Eight in ten people in the UK and the US have a “high level” of openness to eating cultured meat, with the younger generation most open to consuming cell-based meat, a new study reveals.
The study is the second piece of recent good news for the cell-based meat industry, after the Good Food Institute said in its yearly industry report that cultivated meat firms received more than €300m (£258m) in investment in 2020, a six-fold increase on the year previous.
The study, published in the journal Foods, the peer-reviewed journal, scrutinised the thoughts of 4,000 consumers in the UK and the US on their thoughts on cell-based meat and found the industry is likely to be broadly accepted by the general public.
The research found that 80 per cent of those surveyed had a “high level” of openness to eating cell-based meat, with 40 per cent moderately likely to try it and another 40 per cent highly likely to try it.
The study said that younger generations had the greatest openness, with 88 per cent of Generation Z open to trying cultivated meat, followed by 85 per cent of millennials, 77 per cent of Generation X and 72 per cent of baby boomers.
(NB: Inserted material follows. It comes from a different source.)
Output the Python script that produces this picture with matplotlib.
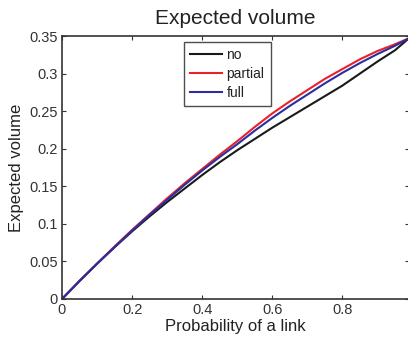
import numpy as np
import matplotlib
matplotlib.use("Agg")
import matplotlib.pyplot as plt

plt.rcParams['font.family'] = ['Liberation Sans', 'DejaVu Sans']

# probability of a link
p = [0.0, 0.05, 0.1, 0.15, 0.2, 0.25, 0.3, 0.35, 0.4, 0.45, 0.5,
     0.55, 0.6, 0.65, 0.7, 0.75, 0.8, 0.85, 0.9, 0.95, 0.99]
# expected volume for each case
vol_no = [0.0, 0.024, 0.047, 0.069, 0.090, 0.110, 0.129, 0.147, 0.165, 0.182, 0.198,
          0.213, 0.228, 0.242, 0.256, 0.270, 0.284, 0.300, 0.316, 0.331, 0.347]
vol_partial = [0.0, 0.024, 0.047, 0.070, 0.092, 0.113, 0.134, 0.154, 0.173, 0.192, 0.210,
               0.229, 0.247, 0.263, 0.278, 0.293, 0.306, 0.319, 0.330, 0.339, 0.347]
vol_full = [0.0, 0.024, 0.047, 0.069, 0.091, 0.112, 0.132, 0.152, 0.171, 0.189, 0.206,
            0.224, 0.241, 0.257, 0.272, 0.287, 0.301, 0.314, 0.326, 0.337, 0.347]

xticks = [0, 0.2, 0.4, 0.6, 0.8]
yticks = [0, 0.05, 0.1, 0.15, 0.2, 0.25, 0.3, 0.35]

fig = plt.figure(figsize=(4.08, 3.41), dpi=100)
ax = fig.add_axes([62/408, 42/341, 347/408, 263/341])

ax.plot(p, vol_no, color='#1a1a1a', lw=1.5, label='no')
ax.plot(p, vol_partial, color='#e8202a', lw=1.5, label='partial')
ax.plot(p, vol_full, color='#2a2ea0', lw=1.5, label='full')

ax.set_xlim(0, 0.99)
ax.set_ylim(0, 0.35)
ax.set_xticks(xticks)
ax.set_xticklabels(['0', '0.2', '0.4', '0.6', '0.8'])
ax.set_yticks(yticks)
ax.set_yticklabels(['0', '0.05', '0.1', '0.15', '0.2', '0.25', '0.3', '0.35'])
ax.tick_params(direction='in', length=3, width=0.8, top=True, right=True,
               labelsize=10.5, colors='#333333', pad=3)
for s in ax.spines.values():
    s.set_linewidth(1.2)
    s.set_color('#333333')

ax.set_title('Expected volume', fontsize=15, color='#222222', pad=9)
ax.set_xlabel('Probability of a link', fontsize=12, color='#222222', labelpad=1)
ax.set_ylabel('Expected volume', fontsize=12, color='#222222', labelpad=4)

leg = ax.legend(loc='upper left', bbox_to_anchor=(0.352, 0.978), fontsize=10,
                frameon=True, fancybox=False, edgecolor='#222222',
                handlelength=2.3, handletextpad=0.3, borderpad=0.45,
                labelspacing=0.35, borderaxespad=0)
leg.get_frame().set_linewidth(1.0)
for t in leg.get_texts():
    t.set_color('#222222')

fig.savefig('out.png', dpi=100)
Of those surveyed, all said they envisioned cultured meat to make up nearly half of their total meat intake.
Further findings show that consumers prefer the terms cultured, cell-based and cell-cultured for use in social context and on the packaging, despite those surveyed finding these terms as less descriptive.
The respondents said the most important on-package label was one indicating government assurances, while study participants preferred non-GM products over GM products, the study found.
“The results suggest that cultivated meat is likely to be widely accepted by the general public, especially the younger generations and an eager group of early adopters who appreciate its benefits,” said Keri Szejda, at Arizona State University in the US, who led the study.
“These groups tend to need little encouragement to try new food innovations.”
The study was funded by Aleph Farms, an Israeli company that revealed the world’ first lab-grown steak in 2018.